Another big advantage that WPC has is a big reduction in friction. WPC's micro-dimpled surface helps reduce friction in three ways. First, the dimpling helps maintain an oil film, which reduces metal-to-metal contact. Second, the dimpled surface helps reduce contact area in general to reduce friction. Third, the hard surface with anti-friction and extreme pressure materials embedded into it is a slippery and longwearing surface in its own.
he WPC process was applied...
he WPC process was applied to bearings with this increase in load bearing capacity. Greatly reduced bearing wear was also noted in the test.
These properties make WPC an excellent process for treating cylinder bores, pistons, rings, wristpins, gears, and anywhere reduced friction can help. Test data by a major OEM manufacturer has shown that WPC treatment of pistons can reduce friction and wear of pistons by twofold over the best skirt coatings.

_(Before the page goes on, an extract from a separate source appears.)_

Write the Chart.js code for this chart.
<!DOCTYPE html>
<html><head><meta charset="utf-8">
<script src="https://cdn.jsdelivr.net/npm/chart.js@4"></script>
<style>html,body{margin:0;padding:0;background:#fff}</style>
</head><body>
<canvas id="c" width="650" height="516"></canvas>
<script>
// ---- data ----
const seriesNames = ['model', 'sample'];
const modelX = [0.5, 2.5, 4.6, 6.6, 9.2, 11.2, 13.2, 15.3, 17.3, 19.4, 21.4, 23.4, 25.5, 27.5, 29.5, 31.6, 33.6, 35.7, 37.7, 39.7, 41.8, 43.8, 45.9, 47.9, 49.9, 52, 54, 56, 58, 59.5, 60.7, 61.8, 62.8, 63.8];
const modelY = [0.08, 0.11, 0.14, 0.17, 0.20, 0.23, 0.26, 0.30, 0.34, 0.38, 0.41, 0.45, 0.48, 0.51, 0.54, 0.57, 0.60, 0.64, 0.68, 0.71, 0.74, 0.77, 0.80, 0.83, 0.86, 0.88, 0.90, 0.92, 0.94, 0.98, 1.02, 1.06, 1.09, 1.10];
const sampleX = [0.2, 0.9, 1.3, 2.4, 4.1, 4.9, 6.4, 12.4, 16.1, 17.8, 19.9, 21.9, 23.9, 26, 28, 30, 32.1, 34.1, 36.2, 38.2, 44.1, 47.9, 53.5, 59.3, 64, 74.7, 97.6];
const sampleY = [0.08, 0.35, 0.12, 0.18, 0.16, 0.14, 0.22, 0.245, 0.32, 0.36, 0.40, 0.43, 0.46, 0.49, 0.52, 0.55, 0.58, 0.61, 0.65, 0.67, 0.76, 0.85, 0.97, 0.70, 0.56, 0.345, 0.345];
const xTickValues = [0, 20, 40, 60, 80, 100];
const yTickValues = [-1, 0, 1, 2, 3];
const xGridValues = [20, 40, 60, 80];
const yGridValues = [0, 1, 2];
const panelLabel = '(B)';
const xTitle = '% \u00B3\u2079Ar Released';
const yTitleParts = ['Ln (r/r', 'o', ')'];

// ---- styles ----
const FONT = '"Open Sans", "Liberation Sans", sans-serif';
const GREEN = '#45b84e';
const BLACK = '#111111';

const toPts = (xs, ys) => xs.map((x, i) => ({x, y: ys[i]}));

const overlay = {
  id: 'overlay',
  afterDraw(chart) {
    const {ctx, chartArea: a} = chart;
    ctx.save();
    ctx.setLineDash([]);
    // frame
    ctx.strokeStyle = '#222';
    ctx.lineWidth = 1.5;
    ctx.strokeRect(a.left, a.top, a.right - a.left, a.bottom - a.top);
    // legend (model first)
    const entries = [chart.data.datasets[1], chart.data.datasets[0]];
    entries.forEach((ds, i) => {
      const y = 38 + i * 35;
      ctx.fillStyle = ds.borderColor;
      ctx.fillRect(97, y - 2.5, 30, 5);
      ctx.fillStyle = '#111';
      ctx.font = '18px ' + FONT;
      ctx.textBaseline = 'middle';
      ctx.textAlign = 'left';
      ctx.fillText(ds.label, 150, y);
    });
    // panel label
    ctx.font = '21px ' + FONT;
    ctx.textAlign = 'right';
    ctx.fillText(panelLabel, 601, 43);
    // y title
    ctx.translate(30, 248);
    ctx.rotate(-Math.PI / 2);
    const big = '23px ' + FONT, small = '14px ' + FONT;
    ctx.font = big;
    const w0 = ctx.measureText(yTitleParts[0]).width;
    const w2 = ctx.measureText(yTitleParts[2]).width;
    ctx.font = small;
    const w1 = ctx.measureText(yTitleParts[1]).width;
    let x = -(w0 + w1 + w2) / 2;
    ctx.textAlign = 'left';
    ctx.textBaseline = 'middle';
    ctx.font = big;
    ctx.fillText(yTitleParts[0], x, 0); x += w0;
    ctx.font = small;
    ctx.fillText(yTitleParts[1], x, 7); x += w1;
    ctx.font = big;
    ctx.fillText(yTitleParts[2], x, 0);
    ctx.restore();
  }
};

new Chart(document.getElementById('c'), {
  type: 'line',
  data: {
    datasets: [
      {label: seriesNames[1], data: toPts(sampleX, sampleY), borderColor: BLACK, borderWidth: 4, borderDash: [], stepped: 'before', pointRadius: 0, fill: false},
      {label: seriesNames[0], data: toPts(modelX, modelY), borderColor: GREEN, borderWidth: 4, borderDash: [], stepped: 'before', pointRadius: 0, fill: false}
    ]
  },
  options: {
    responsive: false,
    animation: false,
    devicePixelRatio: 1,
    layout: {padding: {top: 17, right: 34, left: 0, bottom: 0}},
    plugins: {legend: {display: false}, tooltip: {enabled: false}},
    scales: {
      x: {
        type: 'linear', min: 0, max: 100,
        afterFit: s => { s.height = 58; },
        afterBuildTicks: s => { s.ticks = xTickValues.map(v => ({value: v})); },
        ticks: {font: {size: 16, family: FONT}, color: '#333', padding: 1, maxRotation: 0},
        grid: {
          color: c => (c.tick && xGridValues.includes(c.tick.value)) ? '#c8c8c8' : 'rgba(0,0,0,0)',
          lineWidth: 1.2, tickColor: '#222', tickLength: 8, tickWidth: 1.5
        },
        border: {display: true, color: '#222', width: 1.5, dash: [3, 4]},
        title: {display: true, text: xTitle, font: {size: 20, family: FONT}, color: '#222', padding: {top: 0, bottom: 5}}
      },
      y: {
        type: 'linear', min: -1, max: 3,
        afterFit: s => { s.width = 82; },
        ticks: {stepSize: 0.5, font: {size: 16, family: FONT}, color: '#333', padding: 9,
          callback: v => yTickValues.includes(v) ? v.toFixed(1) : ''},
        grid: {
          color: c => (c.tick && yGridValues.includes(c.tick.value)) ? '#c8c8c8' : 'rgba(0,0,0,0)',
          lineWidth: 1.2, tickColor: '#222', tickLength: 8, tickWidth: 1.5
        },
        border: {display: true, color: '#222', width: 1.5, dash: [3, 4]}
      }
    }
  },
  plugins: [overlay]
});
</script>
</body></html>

Recent testing by a major forged performance piston manufacturer has also shown WPC to be more effective to the reduction of skirt wear and scuffing over any coating presently on the market.
WPC treatment of bearings has also shown to be very beneficial. Even though bearings are made of soft metals like aluminum, lead, tin, and zinc, they can be WPC treated with no change in dimension. The treated bearing shows a reduction in friction and an improvement in fatigue strength to where their load bearing capacity has improved from 20 to 50 percent.

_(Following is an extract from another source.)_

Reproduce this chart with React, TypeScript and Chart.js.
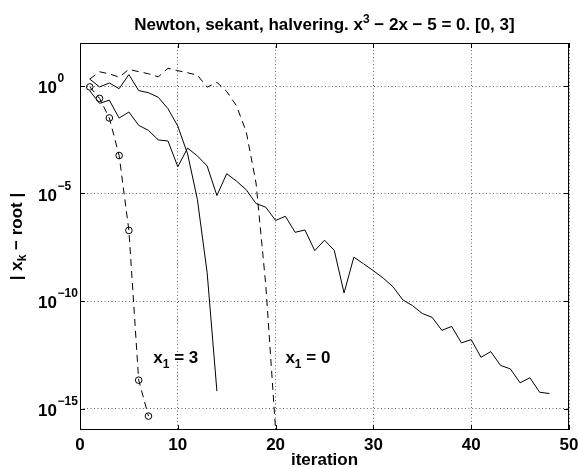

WPC treatment has proven to work well on solving problematic transmission issues as well. WPC can obviously be applied to the gears and shafts. It can also be applied to cases and housings. WPC has found that some cases of transmission gear failure in some cars can be traced to flex in the transmission case, which allows the gears lash to change under load. WPC treating the case reduces this and transmission life is improved. Take note of this for your transfer case Evo owners. DSM owners and builders of the WRX and Sentra SE-R should pay attention here as well.
The only drawbacks to WPC are that it's much more expensive than shot peening and there is currently only one place in the country doing it. Although it is still relatively inexpensive for the multiple benefits it provides with its improvement of fatigue strength, reduction of friction, and improvements in wear resistance, and it's cheaper than coatings.

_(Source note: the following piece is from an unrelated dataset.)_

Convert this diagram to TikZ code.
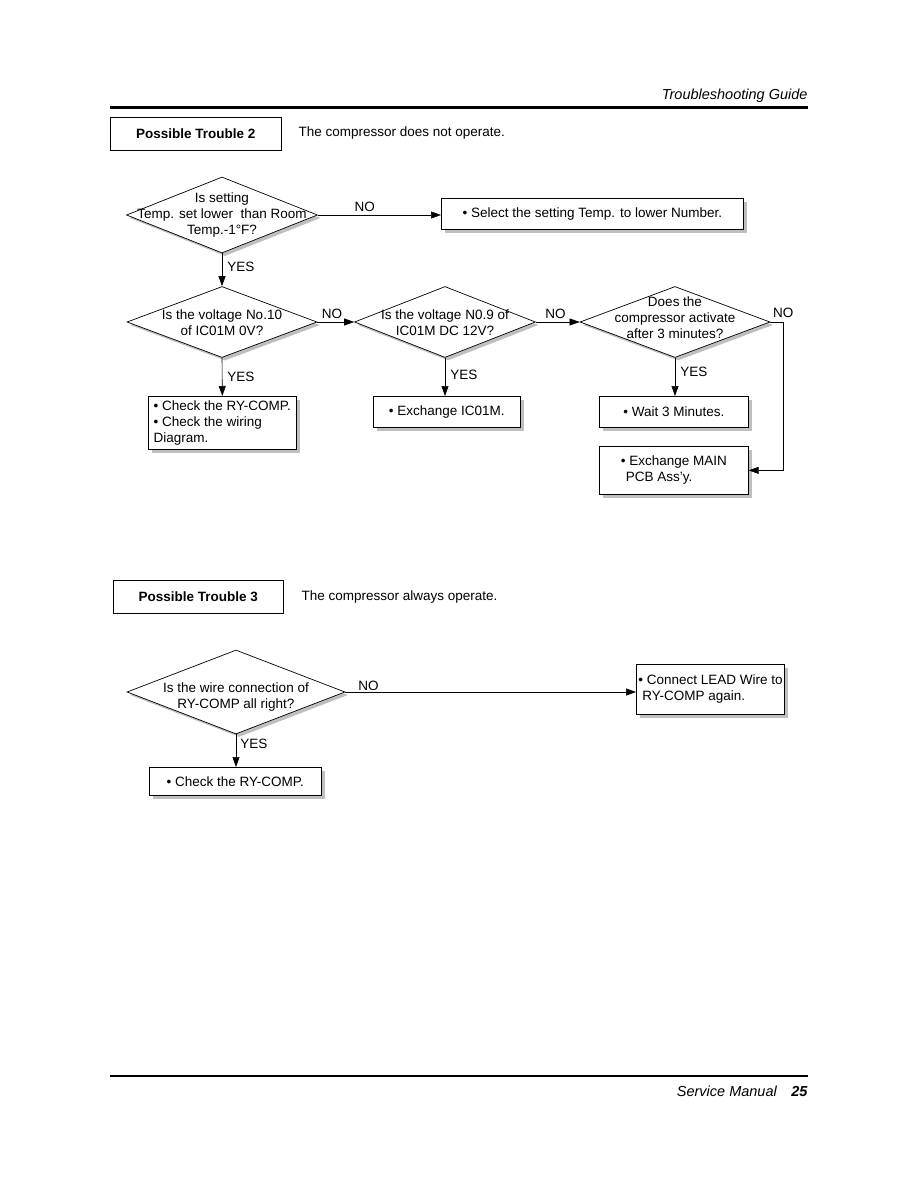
\documentclass[tikz,border=0pt]{standalone}
\usepackage{fontspec}
\setmainfont{Liberation Sans}
\usetikzlibrary{shapes.geometric,arrows.meta,shadows}
\begin{document}
\begin{tikzpicture}[x=1pt,y=-1pt,
  every node/.style={font=\fontsize{13.5}{16}\selectfont},
  box/.style={draw,line width=0.7pt,fill=white,anchor=north west,inner xsep=2pt,inner ysep=3pt,
    drop shadow={shadow xshift=3.5pt,shadow yshift=-3.5pt,fill=gray!50,opacity=1}},
  ask/.style={draw,diamond,line width=0.7pt,fill=white,inner sep=0pt,
    drop shadow={shadow xshift=3pt,shadow yshift=-3pt,fill=gray!50,opacity=1}},
  trouble/.style={draw,line width=0.7pt,anchor=north west,minimum width=171pt,minimum height=33pt,
    font=\fontsize{13.5}{16}\selectfont\bfseries},
  arr/.style={line width=0.6pt,-{Triangle[length=10pt,width=7pt]}},
  tag/.style={inner sep=1pt}]
\useasboundingbox (0,0) rectangle (918,1188);
% page head
\node[anchor=base east,font=\fontsize{14.5}{16}\selectfont\itshape] (head) at (811,100) {Troubleshooting Guide};
\draw[line width=3pt] (110,108) -- (808,108);
% trouble 2
\node[trouble] (t2) at (110,117) {Possible Trouble 2};
\node[anchor=west] (s2) at (295,133) {The compressor does not operate.};
\node[ask,minimum width=191pt,minimum height=76pt] (q1) at (222,215) {};
\node[align=center] at (q1) {Is setting\\Temp. set lower\ \ than Room\\Temp.-1°F?};
\node[box,minimum width=302pt,minimum height=31pt] (b1) at (441,198) {• Select the setting Temp. to lower Number.};
\node[ask,minimum width=190pt,minimum height=71pt] (q2) at (222,322) {};
\node[align=center] at ([yshift=-1pt]q2) {Is the voltage No.10\\of IC01M 0V?};
\node[ask,minimum width=181pt,minimum height=71pt] (q3) at (445,322) {};
\node[align=center] at ([yshift=-1pt]q3) {Is the voltage N0.9 of\\IC01M DC 12V?};
\node[ask,minimum width=190pt,minimum height=71pt] (q4) at (675,322) {};
\node[align=center] at ([yshift=4pt]q4) {Does the\\compressor activate\\after 3 minutes?};
\node[box,minimum width=148pt,minimum height=53pt,align=left] (b2) at (148,396) {• Check the RY-COMP.\\• Check the wiring\\Diagram.};
\node[box,minimum width=147pt,minimum height=31pt] (b3) at (373,396) {• Exchange IC01M.};
\node[box,minimum width=149pt,minimum height=31pt] (b4) at (599,396) {• Wait 3 Minutes.};
\node[box,minimum width=149pt,minimum height=48pt,align=left] (b5) at (599,446) {• Exchange MAIN\\\hspace*{5pt}PCB Ass'y.};
\draw[arr] (q1.east) -- (q1.east -| b1.west) node[tag,pos=0.38,above=2pt] {NO};
\draw[arr] (q1.south) -- (q2.north) node[tag,pos=0.4,right=4pt] {YES};
\draw[arr] (q2.east) -- (q3.west) node[tag,pos=0.4,above=2pt] {NO};
\draw[arr] (q3.east) -- (q4.west) node[tag,pos=0.45,above=2pt] {NO};
\draw[arr] (q4.east) -- ++(13,0) node[tag,above=3pt] {NO} |- (b5.east);
\draw[arr] (q2.south) -- (b2.north) node[tag,pos=0.5,right=4pt] {YES};
\draw[arr] (q3.south) -- (q3.south |- b3.north) node[tag,pos=0.45,right=4pt] {YES};
\draw[arr] (q4.south) -- (q4.south |- b4.north) node[tag,pos=0.37,right=4pt] {YES};
% trouble 3
\node[trouble,minimum width=170pt] (t3) at (113,580) {Possible Trouble 3};
\node[anchor=west] (s3) at (298,597) {The compressor always operate.};
\node[ask,minimum width=218pt,minimum height=84pt] (q5) at (236,692) {};
\node[align=center] at ([yshift=-5pt]q5) {Is the wire connection of\\RY-COMP all right?};
\node[box,minimum width=146pt,minimum height=50pt,align=left] (b6) at (636,664) {• Connect LEAD Wire to\\\hspace*{4pt}RY-COMP again.};
\node[box,minimum width=172pt,minimum height=28pt] (b7) at (149,767) {• Check the RY-COMP.};
\draw[arr] (q5.east) -- (q5.east -| b6.west) node[tag,pos=0.04,above right] {NO};
\draw[arr] (q5.south) -- (q5.south |- b7.north) node[tag,pos=0.3,right=3pt] {YES};
% page foot
\draw[line width=2pt] (110,1076) -- (808,1076);
\node[anchor=base east,font=\fontsize{14.5}{16}\selectfont\itshape] (foot) at (811,1096) {Service Manual\quad\textbf{25}};
\end{tikzpicture}
\end{document}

We have used both shot peening and WPC extensively on our race and project cars and found these processes to save us a lot of money in parts failure and maintenance, as well as reducing our DNF rate in racing.
Superior Surface Finish
Surface imperfections exposed to high cyclic stress loading lead to pitting, fretting, and crack initiation. During the WPC treatment process surface imperfections such as microcracks and micropores are effectively removed. This leads to a finish unrivalled by conventional alternatives.
Although the WPC process is usually invisible to the naked eye, under a microscope, the low-friction, tough, microdimpled surface is apparent. This surface is formed with no change in dimensions or distortion in the part. The surface also removes stress risers caused by machining or other forming processes.
It is well known that nearly all fatigue failures propagate at the surface. The superior surface hardness of WPC treated parts is a result of a localized energy release. This causes the matrix of the metal component to form a more compact nano - crystalline structure. Crack iniation is considerably reduced once parts have been treated.
|ENGINE ||MODEL/YEAR ||PISTON SKIRT ||FRICTION RATIO |
|1 ||Insight 2000 ||molybdenum ||1.4% |
|2 ||Insight 2000 ||graphite ||1.4% |
|3 ||Insight 2000 ||electrolysis nickel ||2.0% |
|4 ||Insight 2000 ||WPC treatment ||2.0% |
|5 ||Civic 2000 ||WPC treatment ||2.2% |
|6 ||Odyssey 2000 ||WPC treatment ||2.6% |
WPC has a significant improvement in fatigue strength over shot peening.
|TEST CONDITIONS |
|Rpm range ||7,640 |
|Oil grade ||5W-30 (sj) |
|Oil temp ||100 oc |
|Oil pressure ||0.1 Mpa |
|Clearance ||100-101 m |
|Load rate ||100kn/50 min. |
|Shaft rating ||s45c (aisi 1045) |
| ||Hrc 55 |
| ||0.2 Ra µm |
Measurements were recorded when there was a sharp increase in temperature or the shaft rotational torque exceeded 30 nm.
|BEARING ||RUN 1 ||RUN 2 ||AVE ||TEMP |
|Stock Bearing ||54 ||66 ||60 ||160 C |
|WPC Treated Bearing ||68 ||76 ||72 ||200 C |
Metal Improvement Company
Shot Peening Advantages:
Greatly improves fatigue strength and stress corrosion fracture resistance.
Many companies are very experienced with the process.
Readily available in most cities.
Great bang for the buck process.
Shot Peening Disadvantages:
Pebbly surface finish not suitable for bearing, seal, or close-tolerance areas.
Can distort close tolerance parts.
Can damage soft or fragile parts.
Greatly improves fatigue strength and stress corrosion fracture resistance.
Improves surface hardness for reduced friction and improved wear resistance.
Improves surface smoothness for reduced friction and wear resistance.
Ultra-smooth surface is good for bearing, seal, or close-tolerance areas.
Does not distort close-tolerance parts.
Does not damage soft or fragile parts.
Not easily visible to the naked eye most of the time.
Can take the place of several different processes to save time and money; for instance, shot peening then coating.
It costs more than shot peening.
The process is only available in one place in North America; parts to be treated must be shipped. WPC has good service and fast turnaround.
The process is secret so you just have to trust them!